** Start of GIVEN DATA **

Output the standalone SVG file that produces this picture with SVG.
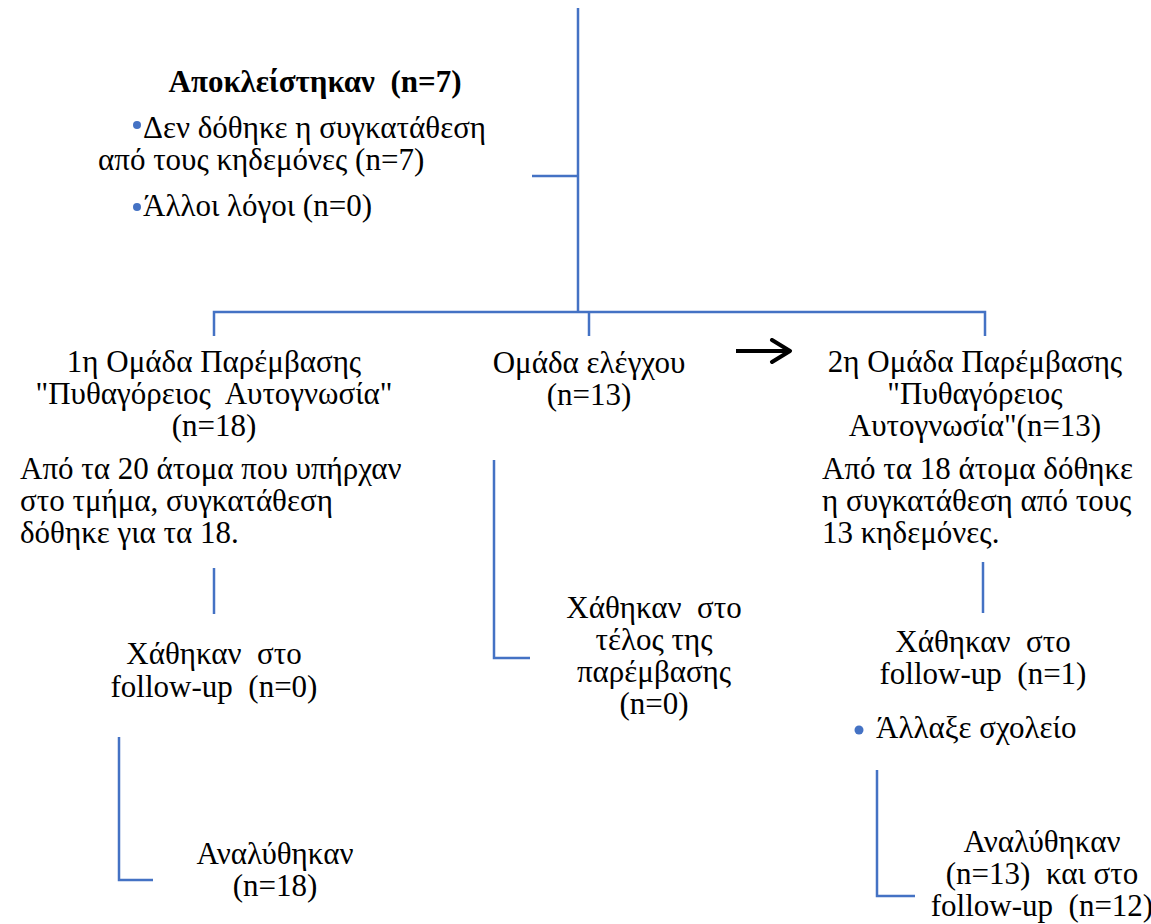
<svg xmlns="http://www.w3.org/2000/svg" width="1151" height="924" viewBox="0 0 1151 924">
<defs>
<marker id="ah" viewBox="0 0 24 26" refX="21" refY="13" markerWidth="24" markerHeight="26" markerUnits="userSpaceOnUse" orient="auto">
<path d="M3,2 L21,13 L3,24" fill="none" stroke="#000" stroke-width="4" stroke-linecap="round" stroke-linejoin="round"/>
</marker>
</defs>
<rect width="1151" height="924" fill="#fff"/>
<g id="connectors" stroke="#4472C4" stroke-width="2.5" fill="none">
<path d="M578,8 V312"/>
<path d="M532,176 H578"/>
<path d="M214,336 V312 H985 V336"/>
<path d="M589,312 V336"/>
<path d="M214,568 V614"/>
<path d="M119,737 V880 H153"/>
<path d="M494,460 V658 H530"/>
<path d="M983,562 V613"/>
<path d="M877,770 V896 H915"/>
<path d="M736,351 H790" stroke="#000" stroke-width="4" marker-end="url(#ah)"/>
</g>
<g id="excluded">
<text style="font-family:serif" font-size="31" font-weight="bold" text-anchor="middle" x="315" y="92">Αποκλείστηκαν&#160; (n=7)</text>
<circle fill="#4472C4" cx="137" cy="125" r="4"/>
<text style="font-family:serif" font-size="31" x="143" y="138">Δεν δόθηκε η συγκατάθεση</text>
<text style="font-family:serif" font-size="31" x="98" y="170">από τους κηδεμόνες (n=7)</text>
<circle fill="#4472C4" cx="137" cy="207" r="4"/>
<text style="font-family:serif" font-size="31" x="143" y="216">Άλλοι λόγοι (n=0)</text>
</g>
<g id="group1">
<text style="font-family:serif" font-size="31" text-anchor="middle" x="214" y="372">1η Ομάδα Παρέμβασης</text>
<text style="font-family:serif" font-size="31" text-anchor="middle" x="214" y="404">"Πυθαγόρειος&#160; Αυτογνωσία"</text>
<text style="font-family:serif" font-size="31" text-anchor="middle" x="214" y="436">(n=18)</text>
<text style="font-family:serif" font-size="31" x="20" y="479">Από τα 20 άτομα που υπήρχαν</text>
<text style="font-family:serif" font-size="31" x="20" y="511">στο τμήμα, συγκατάθεση</text>
<text style="font-family:serif" font-size="31" x="20" y="543">δόθηκε για τα 18.</text>
</g>
<g id="lost1">
<text style="font-family:serif" font-size="31" text-anchor="middle" x="214" y="664">Χάθηκαν&#160; στο</text>
<text style="font-family:serif" font-size="31" text-anchor="middle" x="214" y="697">follow-up&#160; (n=0)</text>
</g>
<g id="analysed1">
<text style="font-family:serif" font-size="31" text-anchor="middle" x="275" y="864">Αναλύθηκαν</text>
<text style="font-family:serif" font-size="31" text-anchor="middle" x="275" y="896">(n=18)</text>
</g>
<g id="control">
<text style="font-family:serif" font-size="31" text-anchor="middle" x="589" y="373">Ομάδα ελέγχου</text>
<text style="font-family:serif" font-size="31" text-anchor="middle" x="589" y="405">(n=13)</text>
</g>
<g id="lostControl">
<text style="font-family:serif" font-size="31" text-anchor="middle" x="654" y="618">Χάθηκαν&#160; στο</text>
<text style="font-family:serif" font-size="31" text-anchor="middle" x="654" y="650">τέλος της</text>
<text style="font-family:serif" font-size="31" text-anchor="middle" x="654" y="682">παρέμβασης</text>
<text style="font-family:serif" font-size="31" text-anchor="middle" x="654" y="714">(n=0)</text>
</g>
<g id="group2">
<text style="font-family:serif" font-size="31" text-anchor="middle" x="975" y="372">2η Ομάδα Παρέμβασης</text>
<text style="font-family:serif" font-size="31" text-anchor="middle" x="975" y="404">"Πυθαγόρειος</text>
<text style="font-family:serif" font-size="31" text-anchor="middle" x="975" y="436">Αυτογνωσία"(n=13)</text>
<text style="font-family:serif" font-size="31" x="822" y="479">Από τα 18 άτομα δόθηκε</text>
<text style="font-family:serif" font-size="31" x="822" y="511">η συγκατάθεση από τους</text>
<text style="font-family:serif" font-size="31" x="822" y="543">13 κηδεμόνες.</text>
</g>
<g id="lost2">
<text style="font-family:serif" font-size="31" text-anchor="middle" x="983" y="652">Χάθηκαν&#160; στο</text>
<text style="font-family:serif" font-size="31" text-anchor="middle" x="983" y="684">follow-up&#160; (n=1)</text>
<circle fill="#4472C4" cx="859" cy="730" r="4.5"/>
<text style="font-family:serif" font-size="31" x="876" y="738">Άλλαξε σχολείο</text>
</g>
<g id="analysed2">
<text style="font-family:serif" font-size="31" text-anchor="middle" x="1042" y="852">Αναλύθηκαν</text>
<text style="font-family:serif" font-size="31" text-anchor="middle" x="1042" y="884">(n=13)&#160; και στο</text>
<text style="font-family:serif" font-size="31" text-anchor="middle" x="1042" y="916">follow-up&#160; (n=12)</text>
</g>
</svg>
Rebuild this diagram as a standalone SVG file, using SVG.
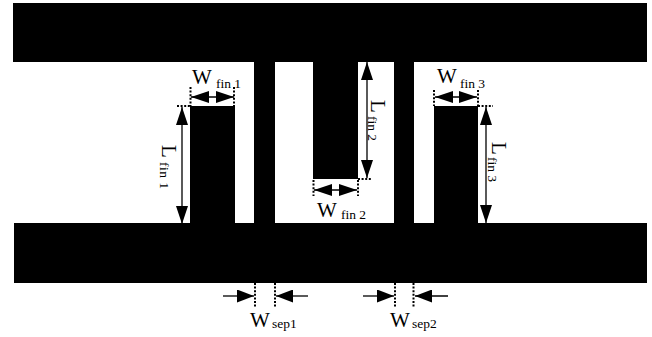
<svg xmlns="http://www.w3.org/2000/svg" width="652" height="337" viewBox="0 0 652 337">
<defs>
<marker id="a" viewBox="0 0 18 12" refX="18" refY="6" markerWidth="18" markerHeight="12" markerUnits="userSpaceOnUse" orient="auto-start-reverse"><path d="M0 0L18 6L0 12Z" fill="#000"/></marker>
<marker id="c" viewBox="0 0 17 13" refX="17" refY="6.500" markerWidth="17" markerHeight="13" markerUnits="userSpaceOnUse" orient="auto"><path d="M0 0L17 6.500L0 13Z" fill="#000"/></marker>
</defs>
<style>
.b{fill:#000}
.l{stroke:#000;stroke-width:1.3;fill:none;marker-end:url(#a);marker-start:url(#a)}
.s{stroke:#000;stroke-width:1.3;fill:none;marker-end:url(#c)}
.d{stroke:#000;stroke-width:2;stroke-dasharray:2 1.600;fill:none}
text{font-family:"Liberation Serif","Times New Roman",serif;fill:#000}
.m{font-size:21px}
.u{font-size:13.500px}
</style>
<rect width="652" height="337" fill="#fff"/>
<g id="top-bar"><rect class="b" x="13" y="3" width="634" height="59"/></g>
<g id="bottom-bar"><rect class="b" x="14" y="223" width="633" height="60"/></g>
<g id="separator-1"><rect class="b" x="254" y="62" width="21" height="161"/></g>
<g id="separator-2"><rect class="b" x="394" y="62" width="20" height="161"/></g>
<g id="fin-1"><rect class="b" x="190" y="106" width="45" height="117"/></g>
<g id="fin-2"><rect class="b" x="313" y="62" width="45" height="117"/></g>
<g id="fin-3"><rect class="b" x="434" y="106" width="44" height="117"/></g>
<g id="connectors">
<path class="l" d="M191 97H234"/>
<path class="l" d="M182 107V224"/>
<path class="l" d="M314 190H357"/>
<path class="l" d="M367 62V178"/>
<path class="l" d="M435 97H477"/>
<path class="l" d="M486 107V223"/>
<path class="s" d="M223 296H254"/>
<path class="s" d="M308 296H276"/>
<path class="s" d="M363 296H394"/>
<path class="s" d="M448 296H415"/>
<path class="d" d="M190.500 87V106M234 87V106M177 106H190M313.500 180V196M358 180V196M358 179H372M434 90V106M478 90V106M478 106H493M255 283V307M275 283V307M395 283V307M413.500 283V307"/>
</g>
<g id="labels">
<text class="m" x="192" y="84">W</text><text class="u" x="216" y="88">fin 1</text>
<text class="m" x="317" y="217">W</text><text class="u" x="341" y="219">fin 2</text>
<text class="m" x="437" y="83">W</text><text class="u" x="460" y="88">fin 3</text>
<text class="m" x="250" y="327">W</text><text class="u" x="272" y="328">sep1</text>
<text class="m" x="390" y="327">W</text><text class="u" x="412" y="328">sep2</text>
<text class="m" transform="translate(162 145) rotate(90)">L</text><text class="u" transform="translate(160 162) rotate(90)" letter-spacing="0.500">fin 1</text>
<text class="m" transform="translate(371 100) rotate(90)">L</text><text class="u" transform="translate(368 116) rotate(90)">fin 2</text>
<text class="m" transform="translate(492 142) rotate(90)">L</text><text class="u" transform="translate(488 157) rotate(90)">fin 3</text>
</g>
</svg>
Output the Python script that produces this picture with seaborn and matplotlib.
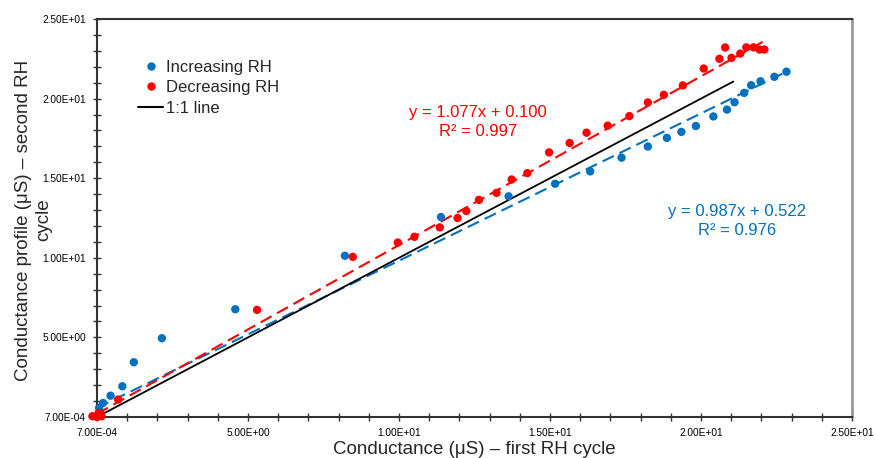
import numpy as np
import pandas as pd
import seaborn as sns
import matplotlib
matplotlib.use("Agg")
import matplotlib.pyplot as plt
from matplotlib.ticker import MultipleLocator, FixedLocator, FixedFormatter
from matplotlib.lines import Line2D

# ---- data ----
inc_x = [0.05, 0.07, 0.20, 0.45, 0.84, 1.22, 2.15, 4.58, 8.21, 11.39, 13.63, 15.17,
         16.33, 17.37, 18.24, 18.87, 19.35, 19.83, 20.41, 20.86, 21.11, 21.43,
         21.66, 21.97, 22.43, 22.83]
inc_y = [0.10, 0.57, 0.88, 1.34, 1.93, 3.44, 4.95, 6.77, 10.13, 12.56, 13.86, 14.65,
         15.43, 16.29, 16.99, 17.53, 17.91, 18.28, 18.88, 19.31, 19.77, 20.36,
         20.84, 21.09, 21.37, 21.69]

dec_x = [0.0007, -0.15, 0.05, 0.15, 0.12, 0.70, 5.30, 8.47, 9.96, 10.51, 11.35, 11.94, 12.23, 12.65,
         13.23, 13.73, 14.25, 14.97, 15.65, 16.21, 16.91, 17.63, 18.24, 18.77,
         19.40, 20.09, 20.61, 20.80, 21.01, 21.30, 21.50, 21.74, 21.94, 22.10]
dec_y = [0.0007, 0.05, 0.25, 0.05, 0.20, 1.10, 6.73, 10.06, 10.96, 11.32, 11.91, 12.50, 12.94, 13.64,
         14.08, 14.92, 15.32, 16.62, 17.21, 17.86, 18.30, 18.90, 19.76, 20.24,
         20.83, 21.89, 22.50, 23.21, 22.56, 22.83, 23.22, 23.22, 23.08, 23.08]

# trend lines as drawn (slope, intercept, x-range)
inc_fit = [0.925, 0.57]
inc_fit_x = [0.0007, 22.9]
dec_fit = [1.06, 0.20]
dec_fit_x = [0.0007, 22.13]
one_x = [0.0007, 21.07]

inc_label = "y = 0.987x + 0.522\nR² = 0.976"
dec_label = "y = 1.077x + 0.100\nR² = 0.997"

tick_vals = [0.0007, 5, 10, 15, 20, 25]
tick_labels = ["7.00E-04", "5.00E+00", "1.00E+01", "1.50E+01", "2.00E+01", "2.50E+01"]

BLUE = "#0070C0"
RED = "#FF0000"

sns.set_style("white")
plt.rcParams['font.family'] = ['Liberation Sans', 'DejaVu Sans']

fig = plt.figure(figsize=(8.75, 4.58), dpi=100)
ax = fig.add_axes([97/875, 1-417/458, 755/875, 398/458])

df = pd.DataFrame({
    "x": inc_x + dec_x,
    "y": inc_y + dec_y,
    "series": ["Increasing RH"]*len(inc_x) + ["Decreasing RH"]*len(dec_x),
})

# lines
xi = np.array(inc_fit_x)
ax.plot(xi, inc_fit[0]*xi + inc_fit[1], color=BLUE, lw=1.5, dashes=(6, 3), zorder=2)
xd = np.array(dec_fit_x)
ax.plot(xd, dec_fit[0]*xd + dec_fit[1], color=RED, lw=1.5, dashes=(6, 3), zorder=2)
ax.plot(one_x, one_x, color="black", lw=1.3, zorder=2)

sns.scatterplot(data=df, x="x", y="y", hue="series",
                palette={"Increasing RH": BLUE, "Decreasing RH": RED},
                s=36, edgecolor="none", linewidth=0, legend=False, ax=ax,
                zorder=3, clip_on=False)

ax.set_xlim(0.0007, 25)
ax.set_ylim(0.0007, 25)

for axis in (ax.xaxis, ax.yaxis):
    axis.set_major_locator(FixedLocator(tick_vals))
    axis.set_major_formatter(FixedFormatter(tick_labels))
    axis.set_minor_locator(MultipleLocator(1))

ax.tick_params(which="both", direction="inout", length=6, width=1, color="#333333",
               labelsize=7.3, labelcolor="black")
ax.tick_params(axis="x", which="both", bottom=True, top=False, pad=5)
ax.tick_params(axis="y", which="both", left=True, right=False, pad=5)

for side in ["left", "bottom", "top"]:
    ax.spines[side].set_color("#333333")
    ax.spines[side].set_linewidth(1.5)
ax.spines["right"].set_color("#999999")
ax.spines["right"].set_linewidth(2)

ax.set_xlabel("Conductance (μS) – first RH cycle", fontsize=13.5)
ax.xaxis.set_label_coords(0.5, -0.082)
ax.xaxis.label.set_va("center")
ax.set_ylabel("Conductance profile (μS) – second RH\ncycle", fontsize=13.5,
              multialignment="center")
ax.yaxis.set_label_coords(-0.084, 0.495)
ax.yaxis.label.set_va("center")

fig.text(478/875, 1 - 122/458, dec_label, fontsize=12, color=RED,
         ha="center", va="center", multialignment="center", linespacing=1.3)
fig.text(737/875, 1 - 221/458, inc_label, fontsize=12, color=BLUE,
         ha="center", va="center", multialignment="center", linespacing=1.3)

handles = [
    Line2D([], [], ls="none", marker="o", color=BLUE, markersize=6, markeredgewidth=0),
    Line2D([], [], ls="none", marker="o", color=RED, markersize=6, markeredgewidth=0),
    Line2D([], [], color="black", lw=1.5),
]
fig.legend(handles, ["Increasing RH", "Decreasing RH", "1:1 line"],
           loc="upper left", bbox_to_anchor=(138/875, 1-60/458), frameon=False,
           fontsize=12, handlelength=1.5, handletextpad=0.2, labelspacing=0.32,
           borderpad=0, borderaxespad=0)

fig.savefig("out.png", dpi=100)
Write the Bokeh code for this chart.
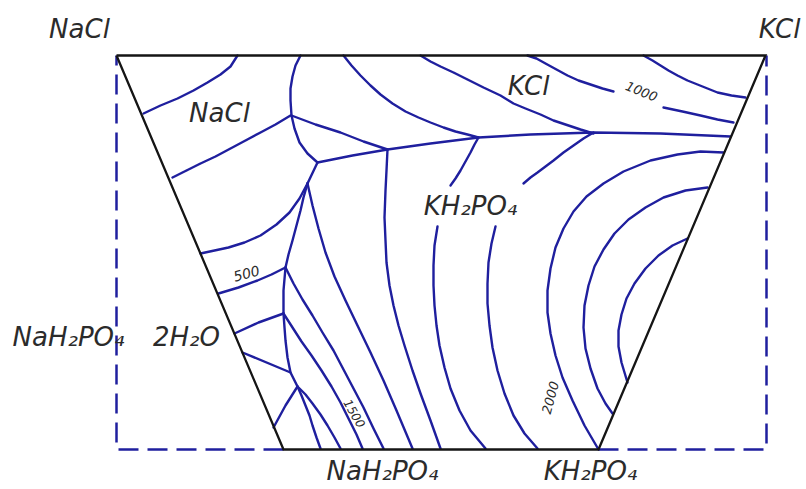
from bokeh.plotting import figure
from bokeh.models import Range1d
from bokeh.core.properties import value
from bokeh.embed import file_html
from bokeh.resources import INLINE

# Diagram coordinates: x to the right, y downward (page-like units)
# Composition square (dashed) and the trapezoid of the studied section
square_x = [116, 766]
square_y = [55, 449]
trap_x = [116, 765, 598, 283, 116]
trap_y = [55, 55, 449, 449, 55]

# Isotherms and crystallisation boundaries
a1_x = [143, 160, 177, 193, 207, 220, 230, 237]
a1_y = [113, 105, 98, 90, 82, 74, 66, 55]
a2_x = [172, 186, 200, 215, 230, 245, 260, 275, 290]
a2_y = [177, 170, 163, 156, 148, 140, 132, 124, 115]
b_x = [300, 295, 292, 290, 290, 291, 294, 299, 307, 317]
b_y = [55, 65, 76, 88, 100, 115, 128, 142, 153, 162]
c_x = [291, 315, 340, 363, 387]
c_y = [115, 124, 132, 141, 149]
d_x = [317, 352, 387, 430, 478, 530, 593, 660, 730]
d_y = [162, 155, 149, 143, 137, 134, 132, 133, 136]
e_x = [387, 386, 385, 384, 385, 386, 389, 393, 398, 404, 412, 420, 430, 440]
e_y = [149, 170, 190, 217, 240, 262, 285, 305, 325, 345, 370, 393, 420, 448]
j23_x = [317, 307]
j23_y = [162, 183]
f_x = [307, 299, 289, 276, 260, 244, 228, 214, 200]
f_y = [183, 198, 212, 224, 235, 242, 247, 250, 253]
j34_x = [307, 303, 300, 296, 292, 288, 285]
j34_y = [183, 197, 210, 225, 240, 254, 267]
l1_x = [307, 312, 318, 325, 334, 345, 357, 370, 383, 396, 412]
l1_y = [183, 205, 228, 252, 276, 300, 325, 352, 380, 410, 448]
i500_x = [285, 271, 257, 238, 218]
i500_y = [267, 274, 280, 287, 293]
j45_x = [285, 283, 283]
j45_y = [267, 290, 313]
l2_x = [285, 293, 302, 312, 322, 333, 343, 353, 363, 373, 383]
l2_y = [267, 283, 299, 315, 332, 350, 369, 388, 407, 428, 448]
g1_x = [283, 258, 234]
g1_y = [313, 322, 333]
g2_x = [242, 290]
g2_y = [352, 372]
j56_x = [283, 284, 285, 287, 290, 297]
j56_y = [313, 327, 340, 357, 372, 386]
l3_x = [283, 292, 301, 311, 321, 331, 340, 348, 356, 362]
l3_y = [313, 327, 341, 355, 370, 386, 402, 418, 434, 448]
g3_x = [297, 285, 273]
g3_y = [386, 405, 427]
m1_x = [297, 301, 305, 309, 312, 316, 320]
m1_y = [386, 395, 405, 415, 425, 437, 448]
m2_x = [297, 305, 312, 320, 327, 334, 340]
m2_y = [386, 394, 403, 414, 425, 437, 448]
r4_x = [343, 351, 360, 370, 380, 392, 405, 418, 430, 443, 455, 467, 478]
r4_y = [55, 65, 75, 85, 94, 103, 111, 117, 122, 127, 131, 134, 137]
r3_x = [420, 430, 440, 453, 467, 483, 500, 513, 525, 540, 553, 565, 580, 593]
r3_y = [55, 61, 66, 72, 79, 87, 95, 103, 108, 114, 120, 124, 129, 133]
r2a_x = [527, 536, 545, 556, 567, 578, 590, 602, 613]
r2a_y = [55, 58, 63, 69, 75, 80, 84, 88, 91]
r2b_x = [663, 682, 700, 717, 733]
r2b_y = [107, 111, 115, 119, 122]
r1_x = [643, 652, 660, 668, 677, 687, 697, 707, 717, 731, 745]
r1_y = [55, 60, 65, 70, 75, 80, 84, 88, 92, 95, 97]
r5_x = [723, 700, 677, 650, 623, 603, 586, 573, 563, 555, 550, 547, 547, 550, 555,
        562, 572, 584, 598]
r5_y = [152, 151, 154, 160, 171, 183, 196, 211, 228, 247, 268, 290, 312, 333, 355,
        377, 400, 425, 449]
r6_x = [707, 685, 663, 645, 628, 614, 603, 594, 588, 584, 583, 585, 590, 597, 605, 612]
r6_y = [187, 190, 197, 207, 219, 233, 249, 266, 285, 305, 327, 348, 368, 388, 403, 413]
r7_x = [687, 672, 658, 645, 634, 626, 621, 618, 618, 621, 627]
r7_y = [238, 245, 255, 268, 283, 298, 314, 330, 346, 362, 382]
b7a_x = [478, 474, 470, 465, 460, 455, 450]
b7a_y = [137, 144, 152, 161, 170, 178, 185]
b7b_x = [437, 434, 433, 433, 434, 436, 439, 444, 450, 459, 470, 485]
b7b_y = [226, 245, 265, 285, 305, 325, 345, 367, 388, 410, 430, 448]
b8a_x = [593, 583, 573, 563, 553, 545, 537, 530, 523]
b8a_y = [132, 138, 145, 152, 160, 166, 172, 177, 183]
b8b_x = [495, 491, 488, 487, 487, 489, 492, 497, 504, 513, 524, 537]
b8b_y = [226, 243, 262, 283, 303, 325, 347, 370, 393, 415, 433, 448]

curves_x = [a1_x, a2_x, b_x, c_x, d_x, e_x, j23_x, f_x, j34_x, l1_x, i500_x,
            j45_x, l2_x, g1_x, g2_x, j56_x, l3_x, g3_x, m1_x, m2_x, r4_x,
            r3_x, r2a_x, r2b_x, r1_x, r5_x, r6_x, r7_x, b7a_x, b7b_x,
            b8a_x, b8b_x]
curves_y = [a1_y, a2_y, b_y, c_y, d_y, e_y, j23_y, f_y, j34_y, l1_y, i500_y,
            j45_y, l2_y, g1_y, g2_y, j56_y, l3_y, g3_y, m1_y, m2_y, r4_y,
            r3_y, r2a_y, r2b_y, r1_y, r5_y, r6_y, r7_y, b7a_y, b7b_y,
            b8a_y, b8b_y]

# Labels: phases, corner salts and isotherm temperatures
label_text = ["NaCl", "KCl", "NaCl", "KCl", "1000", "KH₂PO₄", "500",
              "NaH₂PO₄", "2H₂O", "NaH₂PO₄", "KH₂PO₄", "1500", "2000"]
label_x = [79, 779, 219, 528, 641, 470, 246, 68, 186, 382, 590, 354, 550]
label_y = [28, 28, 112, 85, 91, 205, 273, 336, 336, 470, 470, 413, 397]
label_angle = [0, 0, 0, 0, -22, 0, 15, 0, 0, 0, 0, -60, 75]
label_size = ["26px", "26px", "26px", "26px", "13px", "26px", "14px",
              "26px", "26px", "26px", "26px", "12px", "13px"]

BLUE = "#1f1f9e"

p = figure(width=806, height=489, output_backend="svg", toolbar_location=None,
           x_range=Range1d(0, 806), y_range=Range1d(489, 0),
           min_border=0, outline_line_color=None, background_fill_color="white")
p.axis.visible = False
p.grid.visible = False

# dashed composition square (sides outside the trapezoid)
p.line([trap_x[3], square_x[0], square_x[0]], [square_y[1], square_y[1], square_y[0]],
       line_color=BLUE, line_width=2.5, line_dash="20 9")
p.line([trap_x[2], square_x[1], square_x[1]], [square_y[1], square_y[1], square_y[0]],
       line_color=BLUE, line_width=2.5, line_dash="20 9")

p.multi_line(xs=curves_x, ys=curves_y, line_color=BLUE, line_width=2.4,
             line_join="round", line_cap="round")

p.line(trap_x, trap_y, line_color="#151515", line_width=2.3, line_join="miter")

p.text(x=label_x, y=label_y, text=label_text, angle=label_angle, angle_units="deg",
       text_align="center", text_baseline="middle", text_color="#2b2b2b",
       text_font=value("DejaVu Sans"), text_font_style="italic",
       text_font_size=label_size)

open("out.html", "w").write(file_html(p, INLINE))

** End of GIVEN DATA **

» GIVEN PROBLEM
Display every line of the listing that contains the string "matplotlib".

» ANSWER
Output the Python script that produces this picture with seaborn and matplotlib.
import matplotlib
matplotlib.use("Agg")
import matplotlib.pyplot as plt
from matplotlib.ticker import MultipleLocator, FixedLocator, FixedFormatter
from matplotlib.lines import Line2D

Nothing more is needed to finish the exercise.